> [JOB]: Pull out every line below that contains the word "seaborn".

> [DATA PROVIDED]:
:::::

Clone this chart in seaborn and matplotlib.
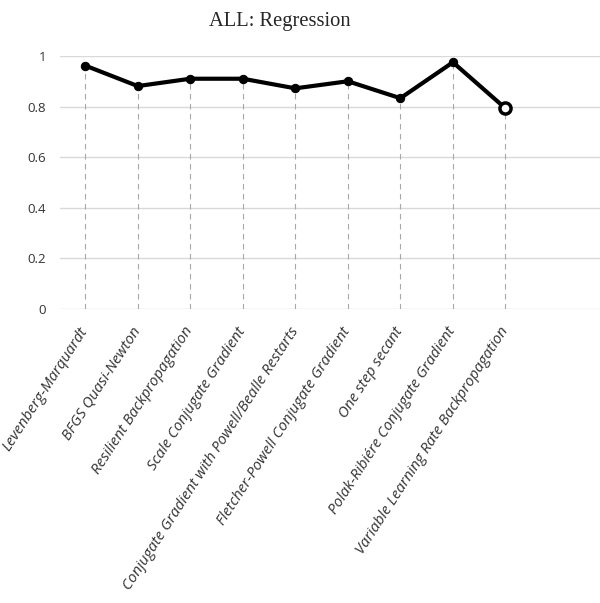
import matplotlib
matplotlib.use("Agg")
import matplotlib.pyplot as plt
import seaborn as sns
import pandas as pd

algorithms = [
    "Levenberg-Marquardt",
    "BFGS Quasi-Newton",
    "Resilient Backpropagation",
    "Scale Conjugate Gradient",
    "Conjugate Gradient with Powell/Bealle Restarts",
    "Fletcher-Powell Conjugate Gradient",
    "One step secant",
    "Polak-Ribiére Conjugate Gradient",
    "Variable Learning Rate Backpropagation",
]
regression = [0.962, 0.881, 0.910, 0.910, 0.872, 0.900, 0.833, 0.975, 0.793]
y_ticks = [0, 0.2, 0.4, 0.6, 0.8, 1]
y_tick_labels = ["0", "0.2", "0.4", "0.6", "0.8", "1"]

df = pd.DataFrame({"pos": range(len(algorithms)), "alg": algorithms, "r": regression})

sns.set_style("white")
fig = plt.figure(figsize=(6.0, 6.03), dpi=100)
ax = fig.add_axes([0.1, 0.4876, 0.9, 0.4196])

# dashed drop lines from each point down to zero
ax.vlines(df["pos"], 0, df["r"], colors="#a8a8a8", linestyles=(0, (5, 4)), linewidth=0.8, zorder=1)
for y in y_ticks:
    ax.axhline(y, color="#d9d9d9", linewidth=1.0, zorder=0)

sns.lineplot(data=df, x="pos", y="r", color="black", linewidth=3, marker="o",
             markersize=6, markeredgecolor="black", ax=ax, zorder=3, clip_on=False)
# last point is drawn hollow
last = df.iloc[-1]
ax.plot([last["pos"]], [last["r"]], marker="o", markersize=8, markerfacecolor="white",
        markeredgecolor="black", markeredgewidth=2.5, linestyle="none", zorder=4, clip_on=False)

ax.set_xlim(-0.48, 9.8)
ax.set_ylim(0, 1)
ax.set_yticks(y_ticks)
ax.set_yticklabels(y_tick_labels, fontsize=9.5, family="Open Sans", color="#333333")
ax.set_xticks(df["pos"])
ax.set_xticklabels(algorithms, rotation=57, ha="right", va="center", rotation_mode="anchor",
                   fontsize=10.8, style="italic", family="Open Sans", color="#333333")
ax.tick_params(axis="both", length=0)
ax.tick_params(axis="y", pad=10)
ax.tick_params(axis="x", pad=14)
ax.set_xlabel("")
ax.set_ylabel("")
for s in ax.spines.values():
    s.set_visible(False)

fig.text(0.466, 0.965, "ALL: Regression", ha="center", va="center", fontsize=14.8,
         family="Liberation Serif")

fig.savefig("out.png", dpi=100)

:::::

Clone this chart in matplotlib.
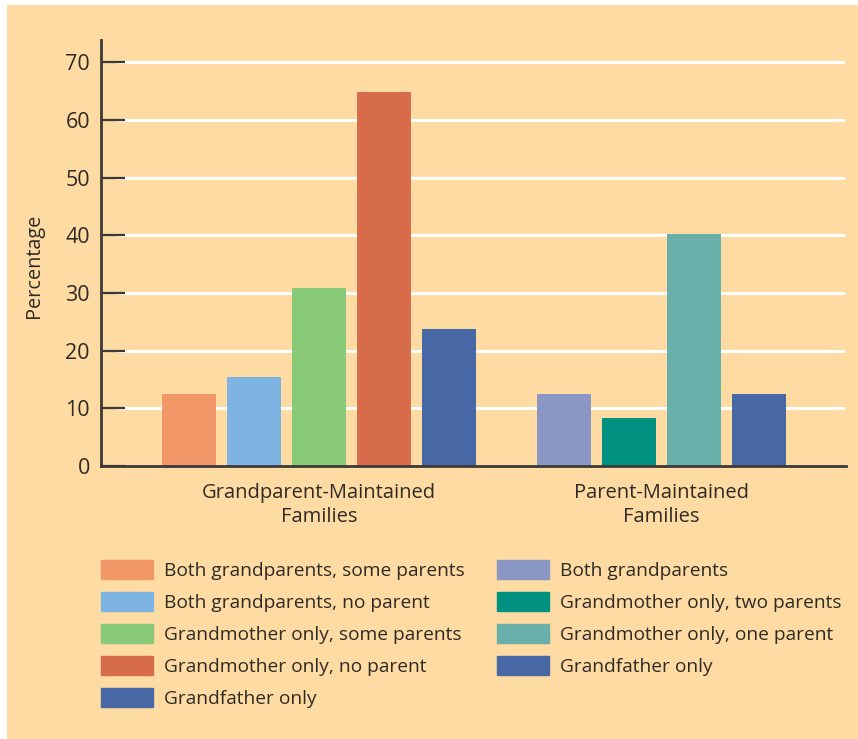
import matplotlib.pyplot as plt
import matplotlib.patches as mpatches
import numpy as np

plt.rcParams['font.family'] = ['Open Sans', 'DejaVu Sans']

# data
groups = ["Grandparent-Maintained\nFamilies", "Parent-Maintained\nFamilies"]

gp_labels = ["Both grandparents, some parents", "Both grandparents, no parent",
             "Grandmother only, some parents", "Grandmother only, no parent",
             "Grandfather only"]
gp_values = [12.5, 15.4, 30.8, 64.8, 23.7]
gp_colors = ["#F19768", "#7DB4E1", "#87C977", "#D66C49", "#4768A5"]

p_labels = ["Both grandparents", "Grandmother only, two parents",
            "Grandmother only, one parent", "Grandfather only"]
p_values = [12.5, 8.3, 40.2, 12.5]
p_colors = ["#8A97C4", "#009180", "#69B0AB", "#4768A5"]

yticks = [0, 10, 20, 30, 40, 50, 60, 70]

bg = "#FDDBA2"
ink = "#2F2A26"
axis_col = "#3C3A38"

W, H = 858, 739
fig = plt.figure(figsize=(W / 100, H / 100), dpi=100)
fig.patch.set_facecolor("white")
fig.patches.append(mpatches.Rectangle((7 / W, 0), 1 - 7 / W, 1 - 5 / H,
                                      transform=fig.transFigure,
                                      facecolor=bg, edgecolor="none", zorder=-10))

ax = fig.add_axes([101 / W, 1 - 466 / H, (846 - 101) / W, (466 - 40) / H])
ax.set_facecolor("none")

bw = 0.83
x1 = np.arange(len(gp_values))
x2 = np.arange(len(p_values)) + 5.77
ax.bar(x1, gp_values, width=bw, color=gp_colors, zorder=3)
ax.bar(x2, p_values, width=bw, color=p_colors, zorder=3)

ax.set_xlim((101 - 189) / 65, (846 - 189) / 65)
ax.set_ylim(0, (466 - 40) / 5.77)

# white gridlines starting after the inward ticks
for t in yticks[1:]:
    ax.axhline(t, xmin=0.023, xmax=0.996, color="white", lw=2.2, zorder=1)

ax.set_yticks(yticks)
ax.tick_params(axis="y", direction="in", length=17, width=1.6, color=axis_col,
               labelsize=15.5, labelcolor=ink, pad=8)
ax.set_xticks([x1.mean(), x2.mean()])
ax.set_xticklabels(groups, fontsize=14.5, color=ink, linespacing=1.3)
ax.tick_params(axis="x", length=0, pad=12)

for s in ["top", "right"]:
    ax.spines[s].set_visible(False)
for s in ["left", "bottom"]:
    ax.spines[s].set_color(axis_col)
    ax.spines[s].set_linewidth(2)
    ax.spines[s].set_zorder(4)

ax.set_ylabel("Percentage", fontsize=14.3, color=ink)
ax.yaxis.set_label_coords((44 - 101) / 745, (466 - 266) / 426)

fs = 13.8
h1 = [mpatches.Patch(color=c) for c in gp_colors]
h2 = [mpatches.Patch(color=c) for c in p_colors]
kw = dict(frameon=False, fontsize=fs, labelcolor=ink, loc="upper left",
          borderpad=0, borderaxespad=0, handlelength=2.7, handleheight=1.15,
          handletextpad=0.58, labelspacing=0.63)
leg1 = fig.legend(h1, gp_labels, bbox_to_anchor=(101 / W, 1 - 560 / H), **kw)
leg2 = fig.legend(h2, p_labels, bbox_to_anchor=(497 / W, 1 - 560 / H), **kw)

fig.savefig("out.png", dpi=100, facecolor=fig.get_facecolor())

:::::

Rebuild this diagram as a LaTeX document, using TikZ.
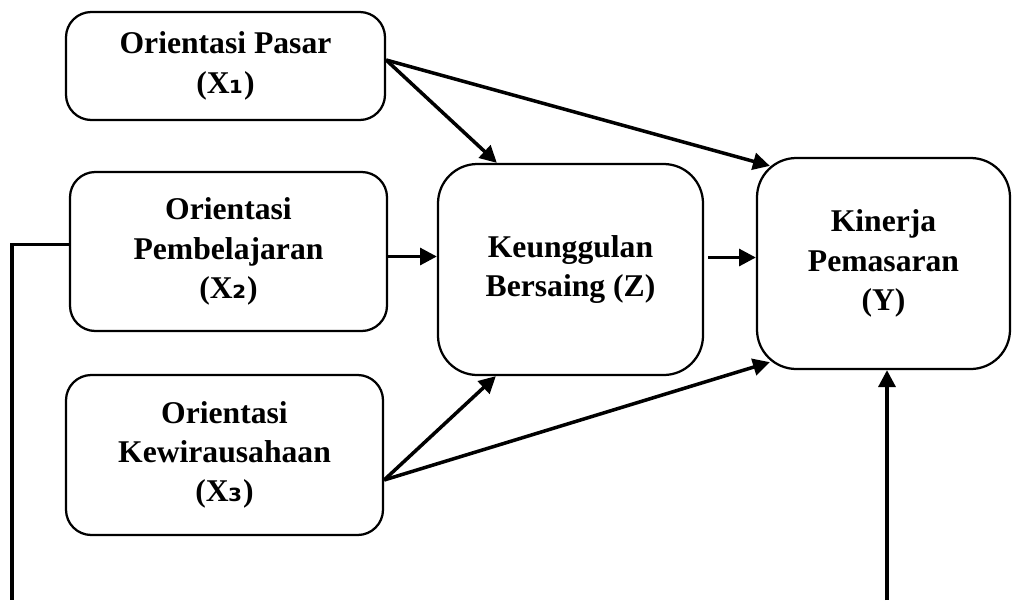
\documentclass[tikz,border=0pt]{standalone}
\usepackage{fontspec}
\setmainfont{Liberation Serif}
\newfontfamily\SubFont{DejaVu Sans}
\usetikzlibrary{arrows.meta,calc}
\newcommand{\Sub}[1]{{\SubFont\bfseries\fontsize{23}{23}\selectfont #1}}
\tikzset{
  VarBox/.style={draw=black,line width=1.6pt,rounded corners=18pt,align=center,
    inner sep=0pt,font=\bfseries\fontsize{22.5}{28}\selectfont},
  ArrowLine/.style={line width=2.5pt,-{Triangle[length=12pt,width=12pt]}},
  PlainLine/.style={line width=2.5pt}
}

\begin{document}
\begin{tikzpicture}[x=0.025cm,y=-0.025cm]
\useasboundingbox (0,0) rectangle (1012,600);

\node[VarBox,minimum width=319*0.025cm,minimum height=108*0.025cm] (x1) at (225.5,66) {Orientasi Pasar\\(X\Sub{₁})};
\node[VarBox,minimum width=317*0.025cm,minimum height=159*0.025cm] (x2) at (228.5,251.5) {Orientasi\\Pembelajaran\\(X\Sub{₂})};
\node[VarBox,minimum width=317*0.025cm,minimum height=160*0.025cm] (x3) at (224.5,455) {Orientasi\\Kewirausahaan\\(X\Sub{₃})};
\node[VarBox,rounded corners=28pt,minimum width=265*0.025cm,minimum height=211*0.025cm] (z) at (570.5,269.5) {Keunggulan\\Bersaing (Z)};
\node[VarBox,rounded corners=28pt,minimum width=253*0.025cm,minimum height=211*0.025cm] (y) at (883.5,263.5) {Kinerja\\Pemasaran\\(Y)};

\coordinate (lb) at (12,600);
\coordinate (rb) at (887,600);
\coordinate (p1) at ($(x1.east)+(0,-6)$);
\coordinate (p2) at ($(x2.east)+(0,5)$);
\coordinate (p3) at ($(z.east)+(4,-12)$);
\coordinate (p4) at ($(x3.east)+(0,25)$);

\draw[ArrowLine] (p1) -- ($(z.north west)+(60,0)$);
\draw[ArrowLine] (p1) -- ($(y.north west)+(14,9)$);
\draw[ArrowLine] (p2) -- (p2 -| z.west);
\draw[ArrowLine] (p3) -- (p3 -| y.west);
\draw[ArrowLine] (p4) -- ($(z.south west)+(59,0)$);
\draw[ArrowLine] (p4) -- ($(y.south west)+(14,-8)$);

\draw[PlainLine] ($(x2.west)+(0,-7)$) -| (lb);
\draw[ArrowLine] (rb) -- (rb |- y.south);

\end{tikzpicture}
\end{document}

:::::

> [WORKED SOLUTION]:
Clone this chart in seaborn and matplotlib.
import seaborn as sns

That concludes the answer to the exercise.